■ PROVIDED DATA:

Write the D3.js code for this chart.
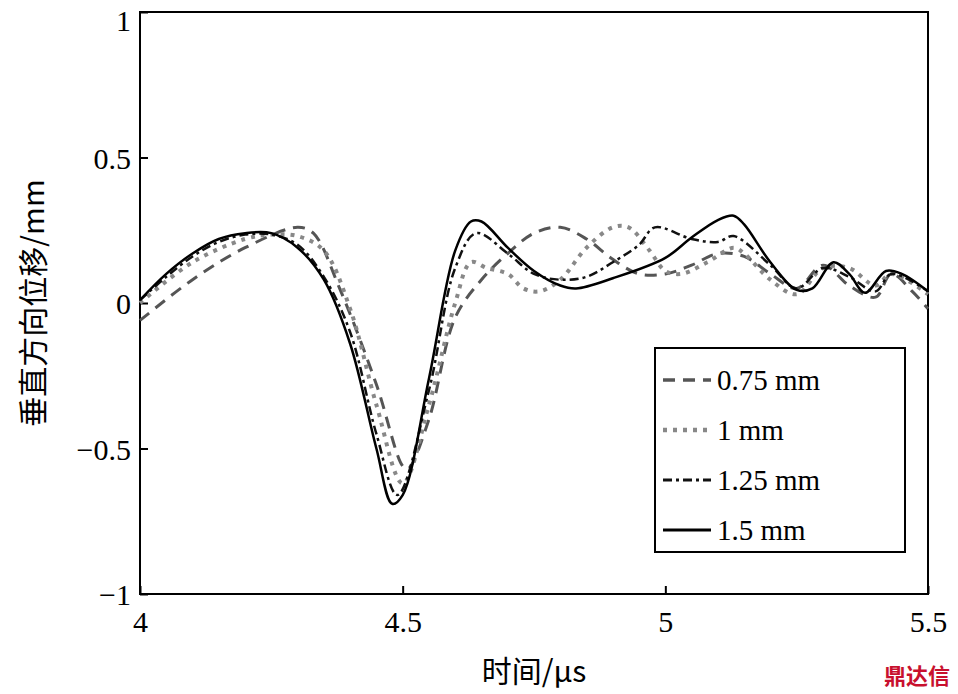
<!DOCTYPE html>
<html><head><meta charset="utf-8">
<script src="https://cdn.jsdelivr.net/npm/d3@7"></script>
<style>body{margin:0;background:#fff}</style>
</head><body><div class="canvas"></div>
<script>
// time points (μs) and displacement (mm) per series
const x075 = [4.0,4.1,4.2,4.3,4.33,4.38,4.45,4.5,4.51,4.55,4.6,4.65,4.7,4.75,4.8,4.85,4.9,4.95,5.0,5.05,5.1,5.15,5.2,5.25,5.3,5.35,5.4,5.43,5.47,5.5]
const y075 = [-0.06,0.08,0.19,0.26,0.24,0.05,-0.28,-0.56,-0.57,-0.4,-0.05,0.08,0.17,0.24,0.26,0.22,0.15,0.1,0.1,0.13,0.17,0.16,0.1,0.05,0.13,0.06,0.02,0.1,0.04,-0.02]
const x1 = [4.0,4.1,4.2,4.25,4.3,4.35,4.4,4.45,4.5,4.55,4.6,4.63,4.66,4.7,4.73,4.76,4.8,4.85,4.9,4.93,4.97,5.0,5.03,5.08,5.13,5.15,5.2,5.25,5.3,5.35,5.4,5.43,5.5]
const y1 = [0.0,0.14,0.22,0.235,0.23,0.18,-0.02,-0.35,-0.62,-0.35,0.0,0.14,0.12,0.1,0.05,0.04,0.08,0.19,0.26,0.26,0.18,0.11,0.1,0.14,0.19,0.17,0.08,0.03,0.12,0.12,0.06,0.1,0.03]
const x125 = [4.0,4.05,4.1,4.15,4.2,4.25,4.3,4.35,4.4,4.45,4.49,4.55,4.6,4.64,4.7,4.75,4.8,4.85,4.9,4.95,4.98,5.05,5.1,5.13,5.2,5.25,5.3,5.35,5.4,5.43,5.5]
const y125 = [0.01,0.09,0.16,0.21,0.235,0.235,0.2,0.09,-0.1,-0.45,-0.66,-0.3,0.12,0.24,0.17,0.1,0.08,0.09,0.14,0.2,0.26,0.22,0.21,0.23,0.13,0.05,0.12,0.09,0.04,0.1,0.04]
const x15 = [4.0,4.05,4.1,4.15,4.2,4.25,4.3,4.35,4.4,4.45,4.48,4.5,4.55,4.6,4.63,4.65,4.7,4.75,4.8,4.83,4.9,5.0,5.05,5.1,5.13,5.15,5.2,5.25,5.28,5.32,5.35,5.38,5.42,5.45,5.5]
const y15 = [0.01,0.1,0.17,0.22,0.24,0.24,0.19,0.08,-0.14,-0.5,-0.69,-0.66,-0.26,0.18,0.28,0.28,0.19,0.11,0.06,0.05,0.085,0.155,0.225,0.285,0.3,0.27,0.14,0.045,0.05,0.14,0.1,0.035,0.11,0.1,0.04]
const labels = ['0.75 mm','1 mm','1.25 mm','1.5 mm']
const xTicks = [4,4.5,5,5.5]
const yTicks = [-1,-0.5,0,0.5,1]

const series = [
  {name: labels[0], xs: x075, ys: y075, color: '#555', width: 3, dash: '12,8'},
  {name: labels[1], xs: x1, ys: y1, color: '#888', width: 4, dash: '4,6'},
  {name: labels[2], xs: x125, ys: y125, color: '#111', width: 2.5, dash: '9,4,3,4'},
  {name: labels[3], xs: x15, ys: y15, color: '#000', width: 2.5, dash: null}
]

const W = 958, H = 694
const m = {left: 140, right: 30, top: 12, bottom: 100}
const svg = d3.select('.canvas').append('svg').attr('width', W).attr('height', H)
  .style('font-family', '"Liberation Serif","DejaVu Serif",serif')

const x = d3.scaleLinear().domain([4, 5.5]).range([m.left, W - m.right])
const y = d3.scaleLinear().domain([-1, 1]).range([H - m.bottom, m.top])

// frame
svg.append('rect').attr('x', x(4)).attr('y', y(1))
  .attr('width', x(5.5) - x(4)).attr('height', y(-1) - y(1))
  .attr('fill', 'none').attr('stroke', '#000').attr('stroke-width', 2)

const fmt = d => d === 0 ? '0' : String(d).replace('-', '\u2212')
const xAxis = svg.append('g').attr('transform', `translate(0,${y(-1)})`)
  .call(d3.axisBottom(x).tickValues(xTicks).tickSize(-8).tickFormat(fmt))
const yAxis = svg.append('g').attr('transform', `translate(${x(4)},0)`)
  .call(d3.axisLeft(y).tickValues(yTicks).tickSize(-8).tickFormat(fmt))
;[xAxis, yAxis].forEach(a => {
  a.select('.domain').remove()
  a.selectAll('line').attr('stroke-width', 2)
  a.selectAll('text').attr('font-size', 30).attr('fill', '#000')
    .style('font-family', '"Liberation Serif",serif')
})
xAxis.selectAll('text').attr('dy', '1.15em')
yAxis.selectAll('text').attr('dx', '-0.2em').attr('dy', d => d === 1 ? '0.6em' : '0.35em')

const line = d3.line().curve(d3.curveCatmullRom.alpha(0.5))
series.forEach(s => {
  svg.append('path')
    .datum(s.xs.map((v, i) => [x(v), y(s.ys[i])]))
    .attr('fill', 'none').attr('stroke', s.color)
    .attr('stroke-width', s.width)
    .attr('stroke-dasharray', s.dash)
    .attr('d', line)
})

// legend
const lg = svg.append('g').attr('transform', 'translate(655,348)')
lg.append('rect').attr('width', 250).attr('height', 204)
  .attr('fill', '#fff').attr('stroke', '#000').attr('stroke-width', 2)
series.forEach((s, i) => {
  const yy = 32 + i * 50
  lg.append('line').attr('x1', 8).attr('x2', 56).attr('y1', yy).attr('y2', yy)
    .attr('stroke', s.color).attr('stroke-width', s.width + 0.5)
    .attr('stroke-dasharray', s.dash)
  lg.append('text').attr('x', 62).attr('y', yy + 10).attr('font-size', 29)
    .text(s.name)
})

// axis titles
svg.append('text').attr('x', x(4.75)).attr('y', 682).attr('text-anchor', 'middle')
  .attr('font-size', 30).style('font-family', '"Noto Sans CJK SC","Liberation Serif",serif')
  .text('时间/μs')
svg.append('text').attr('transform', `translate(44,${y(0)}) rotate(-90)`)
  .attr('text-anchor', 'middle').attr('font-size', 30)
  .style('font-family', '"Noto Sans CJK SC","Liberation Serif",serif')
  .text('垂直方向位移/mm')

svg.append('text').attr('x', 950).attr('y', 684).attr('text-anchor', 'end')
  .attr('font-size', 22).attr('fill', '#c8102e').attr('font-weight', 'bold')
  .style('font-family', '"Noto Sans CJK SC",sans-serif').text('鼎达信')
</script></body></html>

■ STATED EXERCISE: Extract every line of the data exactly; pictures stay out.

■ THE RESPONSE:
Write the D3.js code for this chart.
<!DOCTYPE html>
<html><head><meta charset="utf-8">
<script src="https://cdn.jsdelivr.net/npm/d3@7"></script>
<style>body{margin:0;background:#fff}</style>
</head><body><div class="canvas"></div>
<script>
// time points (μs) and displacement (mm) per series
const x075 = [4.0,4.1,4.2,4.3,4.33,4.38,4.45,4.5,4.51,4.55,4.6,4.65,4.7,4.75,4.8,4.85,4.9,4.95,5.0,5.05,5.1,5.15,5.2,5.25,5.3,5.35,5.4,5.43,5.47,5.5]
const y075 = [-0.06,0.08,0.19,0.26,0.24,0.05,-0.28,-0.56,-0.57,-0.4,-0.05,0.08,0.17,0.24,0.26,0.22,0.15,0.1,0.1,0.13,0.17,0.16,0.1,0.05,0.13,0.06,0.02,0.1,0.04,-0.02]
const x1 = [4.0,4.1,4.2,4.25,4.3,4.35,4.4,4.45,4.5,4.55,4.6,4.63,4.66,4.7,4.73,4.76,4.8,4.85,4.9,4.93,4.97,5.0,5.03,5.08,5.13,5.15,5.2,5.25,5.3,5.35,5.4,5.43,5.5]
const y1 = [0.0,0.14,0.22,0.235,0.23,0.18,-0.02,-0.35,-0.62,-0.35,0.0,0.14,0.12,0.1,0.05,0.04,0.08,0.19,0.26,0.26,0.18,0.11,0.1,0.14,0.19,0.17,0.08,0.03,0.12,0.12,0.06,0.1,0.03]
const x125 = [4.0,4.05,4.1,4.15,4.2,4.25,4.3,4.35,4.4,4.45,4.49,4.55,4.6,4.64,4.7,4.75,4.8,4.85,4.9,4.95,4.98,5.05,5.1,5.13,5.2,5.25,5.3,5.35,5.4,5.43,5.5]
const y125 = [0.01,0.09,0.16,0.21,0.235,0.235,0.2,0.09,-0.1,-0.45,-0.66,-0.3,0.12,0.24,0.17,0.1,0.08,0.09,0.14,0.2,0.26,0.22,0.21,0.23,0.13,0.05,0.12,0.09,0.04,0.1,0.04]
const x15 = [4.0,4.05,4.1,4.15,4.2,4.25,4.3,4.35,4.4,4.45,4.48,4.5,4.55,4.6,4.63,4.65,4.7,4.75,4.8,4.83,4.9,5.0,5.05,5.1,5.13,5.15,5.2,5.25,5.28,5.32,5.35,5.38,5.42,5.45,5.5]
const y15 = [0.01,0.1,0.17,0.22,0.24,0.24,0.19,0.08,-0.14,-0.5,-0.69,-0.66,-0.26,0.18,0.28,0.28,0.19,0.11,0.06,0.05,0.085,0.155,0.225,0.285,0.3,0.27,0.14,0.045,0.05,0.14,0.1,0.035,0.11,0.1,0.04]
const labels = ['0.75 mm','1 mm','1.25 mm','1.5 mm']
const xTicks = [4,4.5,5,5.5]
const yTicks = [-1,-0.5,0,0.5,1]

const series = [
  {name: labels[0], xs: x075, ys: y075, color: '#555', width: 3, dash: '12,8'},
  {name: labels[1], xs: x1, ys: y1, color: '#888', width: 4, dash: '4,6'},
  {name: labels[2], xs: x125, ys: y125, color: '#111', width: 2.5, dash: '9,4,3,4'},
  {name: labels[3], xs: x15, ys: y15, color: '#000', width: 2.5, dash: null}
]

const W = 958, H = 694
const m = {left: 140, right: 30, top: 12, bottom: 100}
const svg = d3.select('.canvas').append('svg').attr('width', W).attr('height', H)
  .style('font-family', '"Liberation Serif","DejaVu Serif",serif')

const x = d3.scaleLinear().domain([4, 5.5]).range([m.left, W - m.right])
const y = d3.scaleLinear().domain([-1, 1]).range([H - m.bottom, m.top])

// frame
svg.append('rect').attr('x', x(4)).attr('y', y(1))
  .attr('width', x(5.5) - x(4)).attr('height', y(-1) - y(1))
  .attr('fill', 'none').attr('stroke', '#000').attr('stroke-width', 2)

const fmt = d => d === 0 ? '0' : String(d).replace('-', '\u2212')
const xAxis = svg.append('g').attr('transform', `translate(0,${y(-1)})`)
  .call(d3.axisBottom(x).tickValues(xTicks).tickSize(-8).tickFormat(fmt))
const yAxis = svg.append('g').attr('transform', `translate(${x(4)},0)`)
  .call(d3.axisLeft(y).tickValues(yTicks).tickSize(-8).tickFormat(fmt))
;[xAxis, yAxis].forEach(a => {
  a.select('.domain').remove()
  a.selectAll('line').attr('stroke-width', 2)
  a.selectAll('text').attr('font-size', 30).attr('fill', '#000')
    .style('font-family', '"Liberation Serif",serif')
})
xAxis.selectAll('text').attr('dy', '1.15em')
yAxis.selectAll('text').attr('dx', '-0.2em').attr('dy', d => d === 1 ? '0.6em' : '0.35em')

const line = d3.line().curve(d3.curveCatmullRom.alpha(0.5))
series.forEach(s => {
  svg.append('path')
    .datum(s.xs.map((v, i) => [x(v), y(s.ys[i])]))
    .attr('fill', 'none').attr('stroke', s.color)
    .attr('stroke-width', s.width)
    .attr('stroke-dasharray', s.dash)
    .attr('d', line)
})

// legend
const lg = svg.append('g').attr('transform', 'translate(655,348)')
lg.append('rect').attr('width', 250).attr('height', 204)
  .attr('fill', '#fff').attr('stroke', '#000').attr('stroke-width', 2)
series.forEach((s, i) => {
  const yy = 32 + i * 50
  lg.append('line').attr('x1', 8).attr('x2', 56).attr('y1', yy).attr('y2', yy)
    .attr('stroke', s.color).attr('stroke-width', s.width + 0.5)
    .attr('stroke-dasharray', s.dash)
  lg.append('text').attr('x', 62).attr('y', yy + 10).attr('font-size', 29)
    .text(s.name)
})

// axis titles
svg.append('text').attr('x', x(4.75)).attr('y', 682).attr('text-anchor', 'middle')
  .attr('font-size', 30).style('font-family', '"Noto Sans CJK SC","Liberation Serif",serif')
  .text('时间/μs')
svg.append('text').attr('transform', `translate(44,${y(0)}) rotate(-90)`)
  .attr('text-anchor', 'middle').attr('font-size', 30)
  .style('font-family', '"Noto Sans CJK SC","Liberation Serif",serif')
  .text('垂直方向位移/mm')

svg.append('text').attr('x', 950).attr('y', 684).attr('text-anchor', 'end')
  .attr('font-size', 22).attr('fill', '#c8102e').attr('font-weight', 'bold')
  .style('font-family', '"Noto Sans CJK SC",sans-serif').text('鼎达信')
</script></body></html>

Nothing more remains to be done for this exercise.